Since the introduction of the limited partnership fund (LPF) regime in August 2020, over 560 LPFs have been registered in Hong Kong. Foreign funds can also readily re-domicile to Hong Kong with the passage of the legislation concerned in September 2021. To further enhance the attractiveness of open-ended fund companies (OFCs) and REITs, subsidy is provided for OFCs set up or re-domiciled to Hong Kong and REITs authorised by SFC and listed in Hong Kong in the three years from May 2021. The subsidy covers 70 per cent of the expenses charged by local professional service providers. The maximum subsidy amount for each OFC is $1 million, and that for each REIT is $8 million.
To attract more family offices to set up and operate in Hong Kong, the Government will offer tax concessions for family-owned investment holding vehicles managed by single family offices in Hong Kong. The relevant amendment bill will be introduced into the Legislative Council for First Reading today (December 14).
Under "one country, two systems", Hong Kong has the distinctive advantages of enjoying strong support from the Motherland and being closely connected to the world. Hong Kong has direct access to the huge Mainland market as well as international connectivity. The development of Hong Kong's financial services industry has staunch support from the Central People's Government. The National 14th Five-Year Plan backs Hong Kong to enhance its status as an international financial centre; strengthen its status as a global offshore RMB business hub, an international asset management centre and a risk management centre; and deepen and widen mutual access between the financial markets of the Mainland and Hong Kong.

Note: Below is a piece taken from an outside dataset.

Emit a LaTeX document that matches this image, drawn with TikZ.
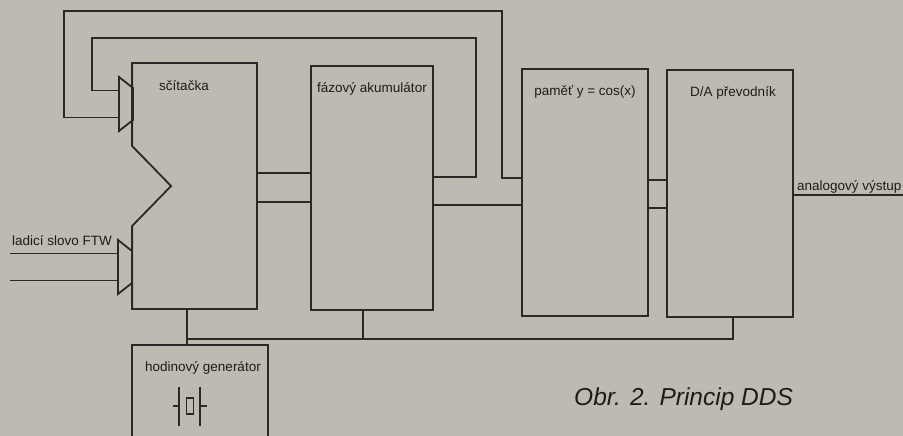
\documentclass[tikz,border=0pt]{standalone}
\usepackage{fontspec}
\setmainfont{Liberation Sans}
\usetikzlibrary{calc, positioning}
\definecolor{paper}{RGB}{189,187,177}
\definecolor{ink}{RGB}{42,41,39}
\definecolor{print}{RGB}{28,28,27}

\begin{document}
\begin{tikzpicture}[x=1pt, y=-1pt]

% TikZ styles
\tikzset{
  wire/.style={draw=ink, line width=1.8pt},
  block/.style={rectangle, draw=ink, line width=1.8pt, inner sep=0pt},
  lbl/.style={text=print, font=\fontsize{13.5}{16}\selectfont, inner sep=0pt},
  title/.style={lbl, anchor=base, yshift=-27.5pt}
};

\useasboundingbox (0,0) rectangle (903,436);
\fill[paper] (0,0) rectangle (903,436);

% --- Bloecke ---
\node[block, draw=none, minimum width=123pt, minimum height=244pt, label={[title, xshift=-10.5pt]north:sčítačka}] (adder) at (194.5,186) {};
\node[block, minimum width=122pt, minimum height=244pt, label={[title]north:fázový akumulátor}] (accu) at (372,188) {};
\node[block, minimum width=126pt, minimum height=247pt, label={[title]north:paměť y = cos(x)}] (mem) at (585,192.5) {};
\node[block, minimum width=126pt, minimum height=247pt, label={[title, xshift=3pt]north:D/A převodník}] (DA) at (730,193.5) {};
\node[block, minimum width=136pt, minimum height=93pt, label={[title, xshift=3pt]north:hodinový generátor}] (clock) at (200,391.5) {};

% Sčítačka mit Kerbe
\draw[wire] (adder.north west) -- (adder.north east) -- (adder.south east) -- (adder.south west)
  -- ($(adder.west)+(0,40)$) -- ($(adder.west)+(39,0)$) -- ($(adder.west)+(0,-40)$) -- cycle;

% Eingaenge der Sčítačka
\coordinate (pA) at (119,104);
\coordinate (pB) at (118,267);
\draw[wire] ($(pA)+(0,-27)$) -- ($(pA)+(14,-16)$) -- ($(pA)+(14,16)$) -- ($(pA)+(0,27)$) -- cycle;
\draw[wire] ($(pB)+(0,-27)$) -- ($(pB)+(14,-16)$) -- ($(pB)+(14,16)$) -- ($(pB)+(0,27)$) -- cycle;

% Krystal
\coordinate (xtal) at (190,406);
\draw[wire, line width=1.3pt] ($(xtal)+(-17,0)$) -- ($(xtal)+(-11,0)$);
\draw[wire, line width=1.3pt] ($(xtal)+(-11,-19.5)$) -- ($(xtal)+(-11,19.5)$);
\draw[wire, line width=1.3pt] ($(xtal)+(-3.5,-8)$) rectangle ($(xtal)+(3.5,8)$);
\draw[wire, line width=1.3pt] ($(xtal)+(10,-19.5)$) -- ($(xtal)+(10,19.5)$);
\draw[wire, line width=1.3pt] ($(xtal)+(10,0)$) -- ($(xtal)+(17,0)$);

% --- Texte ---
\node[lbl, anchor=base west] (ftw) at (12,245) {ladicí slovo FTW};
\node[lbl, anchor=base west] (outlbl) at (797,190) {analogový výstup};
\node[anchor=base west, text=print, inner sep=0pt, font=\itshape\fontsize{24.5}{28}\selectfont] (caption) at (574,405) {Obr. 2. Princip DDS};

% --- Pfeile ---
\coordinate (inTop) at (10,253.5);
\coordinate (inBot) at (10,280.5);
\coordinate (out) at (903,195);
\coordinate (loopO) at (64,11);
\coordinate (loopI) at (92,38);
\coordinate (busL) at (187,339);
\coordinate (busR) at (733,339);

\draw[wire] (inTop) -- ($(pB)+(0,-13.5)$);
\draw[wire] (inBot) -- ($(pB)+(0,13.5)$);

\draw[wire] ([yshift=13pt]adder.east) -- ([yshift=13pt]adder.east -| accu.west);
\draw[wire] ([yshift=-16pt]adder.east) -- ([yshift=-16pt]adder.east -| accu.west);
\draw[wire] ([yshift=-17pt]accu.east) -- ([yshift=-17pt]accu.east -| mem.west);
\draw[wire] ([yshift=12.5pt]mem.east) -- ([yshift=12.5pt]mem.east -| DA.west);
\draw[wire] ([yshift=-15.5pt]mem.east) -- ([yshift=-15.5pt]mem.east -| DA.west);
\draw[wire] ([yshift=-1.5pt]DA.east) -- (out);

%Rueckfuehrungen oben
\draw[wire] ([yshift=14.5pt]mem.west) -- ++(-19,0) |- (loopO) |- ($(pA)+(0,13.5)$);
\draw[wire] ([yshift=11pt]accu.east) -- ++(42,0) |- (loopI) |- ($(pA)+(0,-13.5)$);

%Takt unten
\draw[wire] (busL |- adder.south) -- (busL |- clock.north);
\draw[wire] (busL) -- (busR) -- (busR |- DA.south);
\draw[wire] ([xshift=-9pt]accu.south) -- ([xshift=-9pt]accu.south |- busL);

\end{tikzpicture}
\end{document}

To achieve the objectives of the National 14th Five-Year Plan, the Government has implemented a series of measures to enhance Hong Kong's competitiveness in financial services and strengthen mutual capital market access between the Mainland and Hong Kong. The Government will continue to strengthen and leverage on Hong Kong's advantages to promote the development of the financial services sector of our Country and Hong Kong. Thank you President.